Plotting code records
▽

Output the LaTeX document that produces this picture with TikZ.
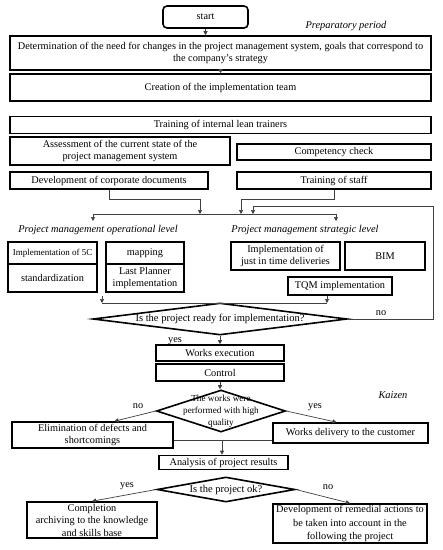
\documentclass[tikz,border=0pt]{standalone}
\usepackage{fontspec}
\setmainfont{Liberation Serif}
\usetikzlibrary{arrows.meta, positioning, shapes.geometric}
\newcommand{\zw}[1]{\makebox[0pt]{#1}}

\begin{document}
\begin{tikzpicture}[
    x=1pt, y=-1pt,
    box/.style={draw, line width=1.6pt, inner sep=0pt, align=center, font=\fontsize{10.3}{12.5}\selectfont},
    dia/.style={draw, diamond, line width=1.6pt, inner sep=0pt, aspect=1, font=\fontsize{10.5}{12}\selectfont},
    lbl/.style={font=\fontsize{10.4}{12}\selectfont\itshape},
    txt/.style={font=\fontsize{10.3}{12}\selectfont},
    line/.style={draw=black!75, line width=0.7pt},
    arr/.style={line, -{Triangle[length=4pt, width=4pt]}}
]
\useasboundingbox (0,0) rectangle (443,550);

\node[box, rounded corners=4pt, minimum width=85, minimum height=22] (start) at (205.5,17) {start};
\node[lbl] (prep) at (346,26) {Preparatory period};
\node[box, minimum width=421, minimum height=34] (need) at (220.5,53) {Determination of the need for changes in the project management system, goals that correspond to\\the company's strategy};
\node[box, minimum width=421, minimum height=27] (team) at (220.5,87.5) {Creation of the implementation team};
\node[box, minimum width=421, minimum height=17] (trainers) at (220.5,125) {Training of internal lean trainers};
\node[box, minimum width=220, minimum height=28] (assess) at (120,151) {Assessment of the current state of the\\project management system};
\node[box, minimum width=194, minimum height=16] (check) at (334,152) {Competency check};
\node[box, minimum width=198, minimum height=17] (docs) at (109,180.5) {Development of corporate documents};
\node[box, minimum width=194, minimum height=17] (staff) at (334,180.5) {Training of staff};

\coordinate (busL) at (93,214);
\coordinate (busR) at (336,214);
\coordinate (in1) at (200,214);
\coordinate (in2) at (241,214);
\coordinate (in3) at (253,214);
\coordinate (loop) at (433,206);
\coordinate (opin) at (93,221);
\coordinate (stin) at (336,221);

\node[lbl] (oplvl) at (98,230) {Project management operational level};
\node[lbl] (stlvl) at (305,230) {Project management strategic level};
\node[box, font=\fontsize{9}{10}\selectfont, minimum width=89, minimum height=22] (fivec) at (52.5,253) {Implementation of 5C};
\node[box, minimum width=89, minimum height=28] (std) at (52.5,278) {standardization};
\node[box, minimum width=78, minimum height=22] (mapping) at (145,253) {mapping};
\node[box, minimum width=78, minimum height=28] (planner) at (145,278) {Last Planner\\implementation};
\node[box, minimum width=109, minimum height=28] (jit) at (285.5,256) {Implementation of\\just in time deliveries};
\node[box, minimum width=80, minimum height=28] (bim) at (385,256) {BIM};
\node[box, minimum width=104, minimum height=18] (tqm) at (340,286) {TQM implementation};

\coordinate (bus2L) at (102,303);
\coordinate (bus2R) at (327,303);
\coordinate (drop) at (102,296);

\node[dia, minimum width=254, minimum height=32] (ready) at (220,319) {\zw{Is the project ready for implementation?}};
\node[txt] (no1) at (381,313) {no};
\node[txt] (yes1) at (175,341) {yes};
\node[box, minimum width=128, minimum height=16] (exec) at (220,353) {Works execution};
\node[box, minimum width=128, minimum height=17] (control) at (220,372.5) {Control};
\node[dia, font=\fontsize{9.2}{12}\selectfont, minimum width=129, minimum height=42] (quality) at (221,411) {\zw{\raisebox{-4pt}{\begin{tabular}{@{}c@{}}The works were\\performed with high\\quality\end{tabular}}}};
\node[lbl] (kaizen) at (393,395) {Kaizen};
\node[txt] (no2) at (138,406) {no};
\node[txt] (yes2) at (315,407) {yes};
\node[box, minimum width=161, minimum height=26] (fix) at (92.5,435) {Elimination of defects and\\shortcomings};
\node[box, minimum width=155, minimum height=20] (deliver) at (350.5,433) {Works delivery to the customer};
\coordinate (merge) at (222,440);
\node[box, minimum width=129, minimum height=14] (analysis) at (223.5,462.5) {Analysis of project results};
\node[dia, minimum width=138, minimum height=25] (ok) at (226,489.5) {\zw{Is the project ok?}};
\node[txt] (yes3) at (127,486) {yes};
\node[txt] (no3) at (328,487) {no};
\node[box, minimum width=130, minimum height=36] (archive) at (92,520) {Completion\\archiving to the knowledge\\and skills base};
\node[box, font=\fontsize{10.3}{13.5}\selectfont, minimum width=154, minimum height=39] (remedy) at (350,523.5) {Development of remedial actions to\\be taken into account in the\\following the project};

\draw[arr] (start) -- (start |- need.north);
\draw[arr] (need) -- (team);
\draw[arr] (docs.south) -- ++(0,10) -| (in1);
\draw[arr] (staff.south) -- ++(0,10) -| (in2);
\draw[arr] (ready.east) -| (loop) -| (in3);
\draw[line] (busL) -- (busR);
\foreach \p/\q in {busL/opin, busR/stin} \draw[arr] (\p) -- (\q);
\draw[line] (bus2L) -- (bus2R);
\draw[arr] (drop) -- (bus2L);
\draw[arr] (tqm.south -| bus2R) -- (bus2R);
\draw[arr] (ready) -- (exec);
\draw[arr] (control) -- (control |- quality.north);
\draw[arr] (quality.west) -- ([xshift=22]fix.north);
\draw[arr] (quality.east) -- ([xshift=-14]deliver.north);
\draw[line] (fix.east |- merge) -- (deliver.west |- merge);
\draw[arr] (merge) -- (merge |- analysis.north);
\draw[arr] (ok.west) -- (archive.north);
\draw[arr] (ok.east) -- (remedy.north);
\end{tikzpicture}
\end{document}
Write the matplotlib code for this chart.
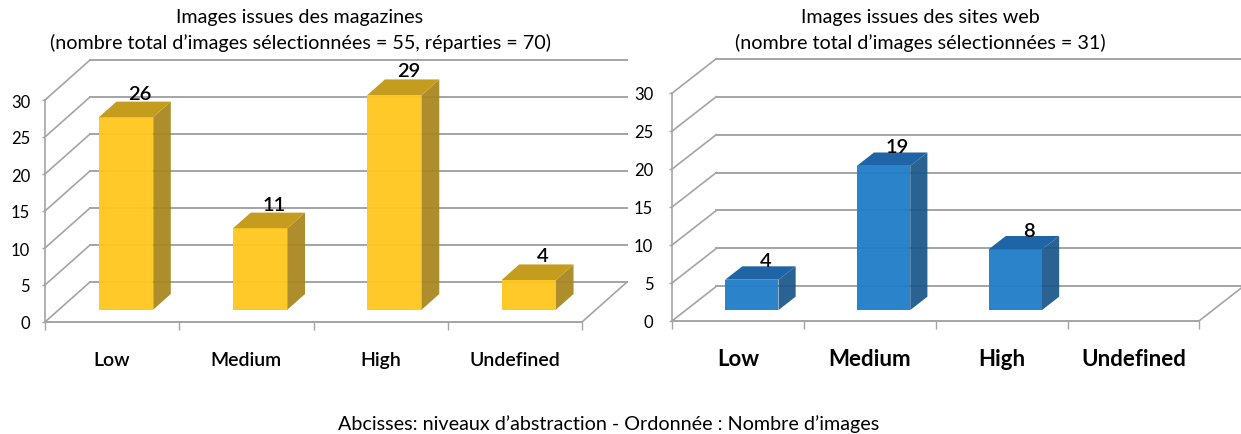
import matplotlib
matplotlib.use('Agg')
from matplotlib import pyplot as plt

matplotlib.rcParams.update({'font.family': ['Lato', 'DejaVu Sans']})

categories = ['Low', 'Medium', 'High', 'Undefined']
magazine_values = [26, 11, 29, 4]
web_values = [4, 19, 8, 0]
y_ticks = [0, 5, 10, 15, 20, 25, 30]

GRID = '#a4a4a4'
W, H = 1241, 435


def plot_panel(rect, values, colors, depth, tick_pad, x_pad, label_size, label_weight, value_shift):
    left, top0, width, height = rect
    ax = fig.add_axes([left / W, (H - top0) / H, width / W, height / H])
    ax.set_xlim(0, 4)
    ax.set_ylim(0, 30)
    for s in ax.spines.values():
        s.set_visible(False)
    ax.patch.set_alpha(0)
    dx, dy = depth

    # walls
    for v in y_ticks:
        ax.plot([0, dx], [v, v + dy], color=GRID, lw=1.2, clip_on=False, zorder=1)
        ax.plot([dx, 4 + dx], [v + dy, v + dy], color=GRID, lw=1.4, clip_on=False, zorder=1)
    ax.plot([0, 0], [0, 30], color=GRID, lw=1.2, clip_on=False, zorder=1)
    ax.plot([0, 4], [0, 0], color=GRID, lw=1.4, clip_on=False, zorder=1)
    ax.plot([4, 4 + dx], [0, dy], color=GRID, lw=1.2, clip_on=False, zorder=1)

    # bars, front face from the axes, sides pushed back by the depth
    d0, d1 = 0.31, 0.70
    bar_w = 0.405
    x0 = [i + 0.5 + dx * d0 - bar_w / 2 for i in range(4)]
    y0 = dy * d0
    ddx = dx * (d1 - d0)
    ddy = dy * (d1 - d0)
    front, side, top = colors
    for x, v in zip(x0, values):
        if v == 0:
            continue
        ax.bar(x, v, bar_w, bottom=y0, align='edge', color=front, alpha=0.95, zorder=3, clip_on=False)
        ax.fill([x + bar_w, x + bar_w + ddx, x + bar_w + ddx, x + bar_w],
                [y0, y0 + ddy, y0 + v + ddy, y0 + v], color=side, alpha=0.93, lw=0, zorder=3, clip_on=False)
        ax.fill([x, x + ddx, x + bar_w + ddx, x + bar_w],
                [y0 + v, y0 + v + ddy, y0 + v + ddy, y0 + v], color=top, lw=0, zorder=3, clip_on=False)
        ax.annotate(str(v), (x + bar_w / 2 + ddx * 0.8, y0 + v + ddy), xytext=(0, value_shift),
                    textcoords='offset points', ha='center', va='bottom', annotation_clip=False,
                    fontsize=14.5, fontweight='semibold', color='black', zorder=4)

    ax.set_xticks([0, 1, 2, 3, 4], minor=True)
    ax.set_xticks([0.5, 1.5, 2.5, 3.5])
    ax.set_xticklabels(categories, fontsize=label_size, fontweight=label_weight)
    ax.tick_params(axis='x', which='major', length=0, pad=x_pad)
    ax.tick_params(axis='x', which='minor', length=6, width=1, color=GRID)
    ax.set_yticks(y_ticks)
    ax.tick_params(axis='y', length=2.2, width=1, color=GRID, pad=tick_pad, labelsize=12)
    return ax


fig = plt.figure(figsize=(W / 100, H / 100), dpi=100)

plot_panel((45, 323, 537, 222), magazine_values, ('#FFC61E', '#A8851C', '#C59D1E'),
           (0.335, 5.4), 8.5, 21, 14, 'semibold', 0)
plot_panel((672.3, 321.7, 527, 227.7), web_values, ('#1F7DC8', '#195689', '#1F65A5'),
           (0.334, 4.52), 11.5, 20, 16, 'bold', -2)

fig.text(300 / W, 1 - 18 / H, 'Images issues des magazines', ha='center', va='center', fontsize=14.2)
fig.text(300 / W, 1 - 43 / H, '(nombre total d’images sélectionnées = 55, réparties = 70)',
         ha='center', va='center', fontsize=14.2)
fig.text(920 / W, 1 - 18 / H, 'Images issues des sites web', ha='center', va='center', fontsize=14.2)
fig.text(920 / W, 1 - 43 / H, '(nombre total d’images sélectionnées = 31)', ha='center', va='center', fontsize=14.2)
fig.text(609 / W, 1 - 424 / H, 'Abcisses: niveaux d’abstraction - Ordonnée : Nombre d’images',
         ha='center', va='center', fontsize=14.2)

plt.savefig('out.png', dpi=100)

△
▽

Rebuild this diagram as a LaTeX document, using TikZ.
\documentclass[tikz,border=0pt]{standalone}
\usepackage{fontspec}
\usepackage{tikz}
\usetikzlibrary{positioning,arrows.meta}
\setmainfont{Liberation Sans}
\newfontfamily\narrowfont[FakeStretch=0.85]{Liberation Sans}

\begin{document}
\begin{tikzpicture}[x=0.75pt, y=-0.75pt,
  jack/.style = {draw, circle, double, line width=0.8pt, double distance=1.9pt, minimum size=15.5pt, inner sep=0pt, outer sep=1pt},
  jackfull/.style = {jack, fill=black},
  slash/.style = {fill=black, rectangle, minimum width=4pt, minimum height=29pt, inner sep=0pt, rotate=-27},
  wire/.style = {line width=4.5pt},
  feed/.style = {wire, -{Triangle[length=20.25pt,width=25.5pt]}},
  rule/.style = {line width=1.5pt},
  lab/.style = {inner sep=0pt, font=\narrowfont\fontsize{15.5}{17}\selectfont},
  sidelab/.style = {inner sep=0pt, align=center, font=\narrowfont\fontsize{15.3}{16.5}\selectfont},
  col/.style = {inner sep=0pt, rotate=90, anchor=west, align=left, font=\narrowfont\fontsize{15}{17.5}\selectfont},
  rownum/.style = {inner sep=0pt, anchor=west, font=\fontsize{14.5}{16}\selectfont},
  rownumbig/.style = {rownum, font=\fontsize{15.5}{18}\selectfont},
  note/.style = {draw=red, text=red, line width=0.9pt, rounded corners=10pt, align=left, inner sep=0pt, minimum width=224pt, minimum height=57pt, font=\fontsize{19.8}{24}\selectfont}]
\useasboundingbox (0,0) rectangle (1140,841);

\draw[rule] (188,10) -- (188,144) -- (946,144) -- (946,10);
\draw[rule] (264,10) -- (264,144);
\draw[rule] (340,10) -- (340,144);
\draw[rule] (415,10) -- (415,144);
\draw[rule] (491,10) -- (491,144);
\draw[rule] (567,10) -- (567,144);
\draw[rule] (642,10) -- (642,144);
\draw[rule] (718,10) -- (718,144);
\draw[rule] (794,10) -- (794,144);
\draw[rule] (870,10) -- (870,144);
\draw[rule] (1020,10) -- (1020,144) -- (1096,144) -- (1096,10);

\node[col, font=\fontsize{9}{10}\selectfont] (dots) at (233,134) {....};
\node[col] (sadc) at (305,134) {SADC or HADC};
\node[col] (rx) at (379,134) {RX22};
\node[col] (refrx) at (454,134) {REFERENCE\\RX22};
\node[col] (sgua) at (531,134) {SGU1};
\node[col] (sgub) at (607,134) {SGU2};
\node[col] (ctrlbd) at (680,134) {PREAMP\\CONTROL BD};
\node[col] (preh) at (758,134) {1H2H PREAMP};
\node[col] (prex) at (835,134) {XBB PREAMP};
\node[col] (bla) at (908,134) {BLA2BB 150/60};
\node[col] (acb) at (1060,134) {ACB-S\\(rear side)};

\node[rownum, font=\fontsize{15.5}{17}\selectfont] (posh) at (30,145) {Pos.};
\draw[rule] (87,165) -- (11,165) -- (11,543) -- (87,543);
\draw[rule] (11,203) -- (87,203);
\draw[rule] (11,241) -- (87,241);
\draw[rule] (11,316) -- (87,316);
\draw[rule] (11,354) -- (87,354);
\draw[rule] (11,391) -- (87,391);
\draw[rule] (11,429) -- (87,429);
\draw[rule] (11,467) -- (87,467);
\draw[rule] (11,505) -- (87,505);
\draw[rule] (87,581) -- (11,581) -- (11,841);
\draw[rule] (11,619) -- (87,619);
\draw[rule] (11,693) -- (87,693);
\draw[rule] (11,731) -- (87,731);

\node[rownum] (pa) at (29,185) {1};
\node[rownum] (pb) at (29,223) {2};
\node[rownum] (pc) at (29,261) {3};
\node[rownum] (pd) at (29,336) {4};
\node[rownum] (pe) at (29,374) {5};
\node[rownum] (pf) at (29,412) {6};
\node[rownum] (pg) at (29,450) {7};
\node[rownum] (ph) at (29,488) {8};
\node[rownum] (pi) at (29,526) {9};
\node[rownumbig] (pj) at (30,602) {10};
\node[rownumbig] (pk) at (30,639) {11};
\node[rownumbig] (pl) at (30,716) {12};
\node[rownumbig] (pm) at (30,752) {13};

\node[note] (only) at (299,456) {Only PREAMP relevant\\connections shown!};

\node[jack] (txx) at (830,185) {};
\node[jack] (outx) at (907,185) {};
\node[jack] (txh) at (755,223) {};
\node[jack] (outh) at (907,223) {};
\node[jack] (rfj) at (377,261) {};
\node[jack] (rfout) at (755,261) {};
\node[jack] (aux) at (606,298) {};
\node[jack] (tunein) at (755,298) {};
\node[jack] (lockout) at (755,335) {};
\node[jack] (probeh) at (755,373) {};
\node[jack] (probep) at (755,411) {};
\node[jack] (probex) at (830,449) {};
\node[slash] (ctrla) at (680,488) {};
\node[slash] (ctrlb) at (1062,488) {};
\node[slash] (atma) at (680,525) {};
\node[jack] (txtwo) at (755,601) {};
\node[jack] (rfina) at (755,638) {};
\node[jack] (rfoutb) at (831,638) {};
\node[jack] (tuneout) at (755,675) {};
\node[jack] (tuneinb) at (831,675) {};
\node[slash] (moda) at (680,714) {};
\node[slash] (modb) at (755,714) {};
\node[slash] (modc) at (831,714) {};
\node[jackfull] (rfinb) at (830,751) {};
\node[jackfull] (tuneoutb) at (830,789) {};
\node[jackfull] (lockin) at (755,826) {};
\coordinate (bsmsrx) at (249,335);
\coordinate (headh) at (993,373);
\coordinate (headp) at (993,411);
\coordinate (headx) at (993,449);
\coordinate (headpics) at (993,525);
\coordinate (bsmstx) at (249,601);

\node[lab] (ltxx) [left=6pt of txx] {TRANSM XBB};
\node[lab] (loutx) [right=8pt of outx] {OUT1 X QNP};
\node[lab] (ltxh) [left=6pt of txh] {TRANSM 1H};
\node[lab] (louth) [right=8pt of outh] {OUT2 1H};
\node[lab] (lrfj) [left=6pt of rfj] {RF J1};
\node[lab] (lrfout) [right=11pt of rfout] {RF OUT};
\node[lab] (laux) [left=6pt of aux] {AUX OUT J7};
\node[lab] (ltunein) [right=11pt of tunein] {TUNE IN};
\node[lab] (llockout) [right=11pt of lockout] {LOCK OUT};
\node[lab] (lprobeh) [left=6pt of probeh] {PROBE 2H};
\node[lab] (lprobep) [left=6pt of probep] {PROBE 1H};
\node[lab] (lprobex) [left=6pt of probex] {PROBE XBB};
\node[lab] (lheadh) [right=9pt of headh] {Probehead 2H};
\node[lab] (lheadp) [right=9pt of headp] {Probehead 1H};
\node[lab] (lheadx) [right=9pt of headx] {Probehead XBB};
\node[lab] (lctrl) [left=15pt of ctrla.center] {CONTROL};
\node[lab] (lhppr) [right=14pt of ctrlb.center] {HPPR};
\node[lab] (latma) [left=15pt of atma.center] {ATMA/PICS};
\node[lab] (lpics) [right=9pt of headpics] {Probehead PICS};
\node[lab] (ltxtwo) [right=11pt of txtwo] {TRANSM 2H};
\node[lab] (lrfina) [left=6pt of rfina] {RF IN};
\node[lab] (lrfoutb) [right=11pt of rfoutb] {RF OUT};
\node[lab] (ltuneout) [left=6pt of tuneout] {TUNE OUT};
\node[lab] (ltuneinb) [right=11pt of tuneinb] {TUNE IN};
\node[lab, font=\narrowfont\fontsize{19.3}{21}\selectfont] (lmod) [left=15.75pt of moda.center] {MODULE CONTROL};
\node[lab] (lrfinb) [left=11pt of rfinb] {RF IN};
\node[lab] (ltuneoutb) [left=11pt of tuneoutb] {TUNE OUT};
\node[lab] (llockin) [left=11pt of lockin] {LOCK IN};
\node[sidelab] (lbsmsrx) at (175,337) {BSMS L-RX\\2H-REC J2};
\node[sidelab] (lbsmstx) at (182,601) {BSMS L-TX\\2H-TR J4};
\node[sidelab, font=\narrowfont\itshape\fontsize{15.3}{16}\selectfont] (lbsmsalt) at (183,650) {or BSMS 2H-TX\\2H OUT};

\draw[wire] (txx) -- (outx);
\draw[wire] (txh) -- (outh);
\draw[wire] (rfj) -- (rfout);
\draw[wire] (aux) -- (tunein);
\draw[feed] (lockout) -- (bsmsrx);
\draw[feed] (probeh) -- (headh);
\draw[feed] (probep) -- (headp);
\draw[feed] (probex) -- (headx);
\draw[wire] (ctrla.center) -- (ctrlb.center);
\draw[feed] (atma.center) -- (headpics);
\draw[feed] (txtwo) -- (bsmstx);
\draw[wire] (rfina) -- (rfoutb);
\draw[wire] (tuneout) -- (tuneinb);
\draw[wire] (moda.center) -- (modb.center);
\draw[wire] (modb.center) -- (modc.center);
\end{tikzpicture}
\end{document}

△

Which lines include "that"? Copy each of them out.

Output the LaTeX document that produces this picture with TikZ.
\node[box, minimum width=421, minimum height=34] (need) at (220.5,53) {Determination of the need for changes in the project management system, goals that correspond to\\the company's strategy};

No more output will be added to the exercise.